In our white paper, MRA examined how the survey, opinion and marketing research profession uses (or could use) facial recognition, including interviews and discussions with technology providers, research practitioners, and users.
On February 6, the first meeting in a multistakeholder process on facial recognition privacy will convene in Washington, DC. The Marketing Research Association (MRA) will present a white paper on the marketing research applications of facial recognition and participate as part of a panel discussion.
The National Telecommunications and Information Administration (NTIA) is bringing together technology, policy, legal and other experts from innovation companies, trade associations, activist groups, academic institutions and other organizations to develop and agree upon an enforceable code of conduct for the commercial use of facial recognition technology.

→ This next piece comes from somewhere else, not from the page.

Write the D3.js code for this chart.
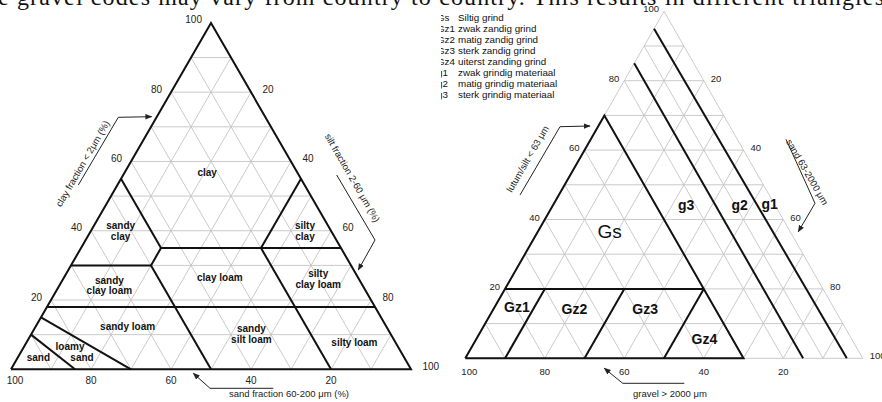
<!DOCTYPE html>
<html>
<head>
<meta charset="utf-8">
<script src="https://cdn.jsdelivr.net/npm/d3@7"></script>
<style>
  body { margin: 0; background: #fff; }
  svg { display: block; font-family: Arial, "Liberation Sans", sans-serif; }
</style>
</head>
<body>
<svg id="chart" width="882" height="402"></svg>
<script>
// tick labels, same on all sides of both triangles
const tickValues = [20, 40, 60, 80, 100];
const gridValues = [10, 20, 30, 40, 50, 60, 70, 80, 90];

// soil texture triangle, points as [clay, silt] in %, sand is the rest
const soilBoundaries = [
  [[18, 0], [18, 82]],
  [[30, 0], [30, 20]],
  [[30, 20], [35, 20]],
  [[35, 20], [55, 0]],
  [[35, 20], [35, 65]],
  [[35, 45], [55, 45]],
  [[30, 20], [0, 50]],
  [[35, 45], [0, 80]],
  [[15, 0], [0, 30]],
  [[10, 0], [0, 16]]
];
const soilClasses = [
  ["clay"], ["sandy", "clay"], ["silty", "clay"], ["clay loam"],
  ["sandy", "clay loam"], ["silty", "clay loam"], ["sandy loam"],
  ["sandy", "silt loam"], ["silty loam"], ["loamy", "sand"], ["sand"]
];
const soilClassAt = [
  [56.7, 20.7], [40, 7.4], [40, 53.5], [26.4, 39], [24.2, 12.5], [26, 63.8],
  [12.3, 23], [10.2, 55], [7.7, 82], [4.9, 13.8], [3.3, 5.2]
];

// gravel triangle, points as [fines, sand] in %, gravel is the rest
const gravelOutline = [[0, 0], [70, 0], [0, 70], [0, 0]];
const gravelBoundaries = [
  [[20, 0], [20, 50]],
  [[0, 10], [20, 10]],
  [[0, 30], [20, 30]],
  [[0, 50], [20, 50]],
  [[85, 0], [0, 85]],
  [[95, 0], [0, 96]]
];
const gravelClasses = ["Gz1", "Gz2", "Gz3", "Gz4", "g3", "g2", "g1"];
const gravelClassAt = [[14.4, 5.8], [13.9, 20.5], [13.9, 38.3], [5.3, 57.5], [43.7, 33.7], [43.7, 47.2], [44.2, 54.5]];
const gsAt = [36, 18.3];

const legendCodes = ["Gs", "Gz1", "Gz2", "Gz3", "Gz4", "g1", "g2", "g3"];
const legendNames = [
  "Siltig grind", "zwak zandig grind", "matig zandig grind", "sterk zandig grind",
  "uiterst zanding grind", "zwak grindig materiaal", "matig grindig materiaal", "sterk grindig materiaal"
];

const svg = d3.select("#chart");

// p = [top component, right component]
function ternary(x0, y0, w, h) {
  const x = d3.scaleLinear().domain([0, 100]).range([x0, x0 + w]);
  const y = d3.scaleLinear().domain([0, 100]).range([y0, y0 - h]);
  return p => [x(p[1] + p[0] / 2), y(p[0])];
}

function gridLines(v) {
  return [
    [[v, 0], [v, 100 - v]],
    [[0, v], [100 - v, v]],
    [[100 - v, 0], [0, 100 - v]]
  ];
}

const defs = svg.append("defs");
defs.append("marker")
    .attr("id", "head")
    .attr("viewBox", "0 0 10 10")
    .attr("refX", 9).attr("refY", 5)
    .attr("markerWidth", 7).attr("markerHeight", 7)
    .attr("markerUnits", "userSpaceOnUse")
    .attr("orient", "auto")
  .append("path")
    .attr("d", "M0,1L10,5L0,9z")
    .attr("fill", "#222");
defs.append("clipPath").attr("id", "clipL")
  .append("rect").attr("x", 0).attr("y", 0).attr("width", 441).attr("height", 402);
defs.append("clipPath").attr("id", "clipR")
  .append("rect").attr("x", 441).attr("y", 0).attr("width", 441).attr("height", 402);

// running text of the page above the figure
svg.append("text")
    .attr("x", -2).attr("y", 4.5)
    .attr("textLength", 886)
    .attr("lengthAdjust", "spacing")
    .style("font-family", "'Liberation Serif', 'Times New Roman', serif")
    .style("font-size", "24px")
    .attr("fill", "#111")
    .text("e gravel codes may vary from country to country. This results in different triangles");

function drawTriangle(g, pt, opts) {
  const line = d3.line().x(d => pt(d)[0]).y(d => pt(d)[1]);

  g.append("g").selectAll("path")
    .data(gridValues.flatMap(gridLines))
    .join("path")
      .attr("d", line)
      .attr("fill", "none")
      .attr("stroke", "#c4c4c4")
      .attr("stroke-width", 0.9);

  g.append("path")
      .attr("d", line([[0, 0], [100, 0], [0, 100], [0, 0]]))
      .attr("fill", "none")
      .attr("stroke", opts.outline)
      .attr("stroke-width", opts.outlineWidth);

  const ticks = g.append("g")
      .attr("font-size", opts.tickSize)
      .attr("fill", "#222");
  // left side: top component
  ticks.selectAll(".tl").data(tickValues).join("text")
      .attr("class", "tl")
      .attr("text-anchor", "end")
      .attr("x", d => pt([d, 0])[0] + opts.leftDx)
      .attr("y", d => pt([d, 0])[1] + opts.sideDy)
      .text(d => d);
  // right side: right component
  ticks.selectAll(".tr").data(tickValues).join("text")
      .attr("class", "tr")
      .attr("x", d => pt([100 - d, d])[0] + opts.rightDx)
      .attr("y", d => pt([100 - d, d])[1] + opts.sideDy)
      .text(d => d);
  // base: left component
  ticks.selectAll(".tb").data(tickValues).join("text")
      .attr("class", "tb")
      .attr("text-anchor", "middle")
      .attr("x", d => pt([0, 100 - d])[0] + (d === 100 ? 4 : 0))
      .attr("y", d => pt([0, 100 - d])[1] + opts.baseDy)
      .text(d => d);

  return line;
}

function arrow(g, pts) {
  g.append("path")
      .attr("d", d3.line()(pts))
      .attr("fill", "none")
      .attr("stroke", "#222")
      .attr("stroke-width", 1)
      .attr("marker-end", "url(#head)");
}

function axisTitle(g, x, y, angle, txt) {
  g.append("text")
      .attr("transform", `translate(${x},${y}) rotate(${angle})`)
      .attr("text-anchor", "middle")
      .attr("dominant-baseline", "middle")
      .attr("font-size", 9.5)
      .attr("fill", "#222")
      .text(txt);
}

// ---- left: soil texture triangle
const left = svg.append("g").attr("clip-path", "url(#clipL)");
const ptL = ternary(11, 369.3, 400, 346.4);
const lineL = drawTriangle(left, ptL, {
  outline: "#111", outlineWidth: 2, tickSize: 10,
  leftDx: -9, rightDx: 11.5, sideDy: 0.5, baseDy: 14.3
});

left.append("g").selectAll("path")
  .data(soilBoundaries)
  .join("path")
    .attr("d", lineL)
    .attr("fill", "none")
    .attr("stroke", "#111")
    .attr("stroke-width", 2);

left.append("g").selectAll("text")
  .data(soilClasses)
  .join("text")
    .attr("text-anchor", "middle")
    .attr("font-size", 10)
    .attr("font-weight", "bold")
    .attr("fill", "#111")
    .attr("transform", (d, i) => `translate(${ptL(soilClassAt[i])})`)
    .each(function (d) {
      const n = d.length;
      d3.select(this).selectAll("tspan").data(d).join("tspan")
        .attr("x", (t, j) => (n === 2 && d[0] === "loamy") ? (j ? 6 : -6) : 0)
        .attr("y", (t, j) => (j - (n - 1) / 2) * 10.8 + 3.5)
        .text(t => t);
    });

axisTitle(left, 83.3, 164, -60, "clay fraction < 2μm (%)");
arrow(left, [[78.3, 185], [118.3, 117.3], [151.7, 116.7]]);
axisTitle(left, 351.7, 178.3, 60, "silt fraction 2-60 μm (%)");
arrow(left, [[336.7, 175], [375, 240], [358.3, 270]]);
axisTitle(left, 289, 394.5, 0, "sand fraction 60-200 μm (%)");
arrow(left, [[273.3, 388.3], [210, 388.3], [193.3, 373.3]]);

// ---- right: gravel triangle
const right = svg.append("g").attr("clip-path", "url(#clipR)");
const ptR = ternary(465.3, 358.3, 397.4, 347);
const lineR = drawTriangle(right, ptR, {
  outline: "#c4c4c4", outlineWidth: 0.9, tickSize: 9.5,
  leftDx: -5, rightDx: 7, sideDy: 1, baseDy: 17
});

right.append("path")
    .attr("d", lineR(gravelOutline))
    .attr("fill", "none")
    .attr("stroke", "#111")
    .attr("stroke-width", 2);

right.append("g").selectAll("path")
  .data(gravelBoundaries)
  .join("path")
    .attr("d", lineR)
    .attr("fill", "none")
    .attr("stroke", "#111")
    .attr("stroke-width", 2);

right.append("text")
    .attr("transform", `translate(${ptR(gsAt)})`)
    .attr("text-anchor", "middle")
    .attr("dominant-baseline", "middle")
    .attr("font-size", 19)
    .attr("fill", "#111")
    .text("Gs");

right.append("g").selectAll("text")
  .data(gravelClasses)
  .join("text")
    .attr("transform", (d, i) => `translate(${ptR(gravelClassAt[i])})`)
    .attr("text-anchor", "middle")
    .attr("dominant-baseline", "middle")
    .attr("font-size", 14)
    .attr("font-weight", "bold")
    .attr("fill", "#111")
    .text(d => d);

const legend = right.append("g").attr("font-size", 9.8).attr("fill", "#111");
legend.selectAll(".code").data(legendCodes).join("text")
    .attr("class", "code")
    .attr("x", 437)
    .attr("y", (d, i) => 20.8 + i * 11)
    .text(d => d);
legend.selectAll(".name").data(legendNames).join("text")
    .attr("class", "name")
    .attr("x", 458)
    .attr("y", (d, i) => 20.8 + i * 11)
    .text(d => d);

axisTitle(right, 528.3, 159.2, -60, "lutum/silt < 63 μm");
arrow(right, [[520, 195], [560, 126.7], [590, 126]]);
axisTitle(right, 806.5, 172.5, 60, "sand 63-2000 μm");
arrow(right, [[786, 139.3], [815, 203.3], [798.3, 231.7]]);
axisTitle(right, 670, 394, 0, "gravel > 2000 μm");
arrow(right, [[684.3, 383.3], [622.7, 383.3], [604.3, 368.3]]);
</script>
</body>
</html>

This will be the second multistakeholder process moderated by NTIA. The first, on mobile apps privacy, wrapped up somewhat ambiguously this past summer, producing a code of conduct for mobile app privacy that hardly anyone has adopted, but it was a solid first step. The multistakeholder approach to privacy progress is a key element of the White House’s Consumer Privacy Bill of Rights initiative and part of the reason that President Barack Obama rated the top spot on MRA's list of the top 10 government players in consumer privacy in 2014.
The marketing research applications of facial recognition technology
In our white paper, MRA examined how the survey, opinion and marketing research profession uses (or could use) facial recognition, including interviews and discussions with technology providers, research practitioners, and users. Our overview found that researchers are already using facial recognition for (1) facial coding and eye tracking and (2) measuring and tracking demographics and consumer traffic flow. We also found potential marketing research uses, such as increasing the accuracy of audience ratings measurement, or fraud and error prevention.
The NTIA multistakeholder process for facial recognition privacy is only looking at commercial applications, and survey, opinion and marketing research is recognized as inherently non-commercial. However, since the research profession is almost inevitably drawn into discussions about marketing, advertising and sales, MRA has offered this overview to help inform our fellow stakeholders and improve the chances of a sensible code of conduct being produced by the multistakeholder process.
Working towards success in the multistakeholder process
MRA will participate in the facial recognition privacy process, just like we did in the mobile app privacy process.
Many industry stakeholders, like MRA, remain committed to positive results from these multistakeholder processes, for fear that activists will seize upon failure to push for aggressive regulatory maneuvers instead. We look forward to some constructive debate and learning a lot.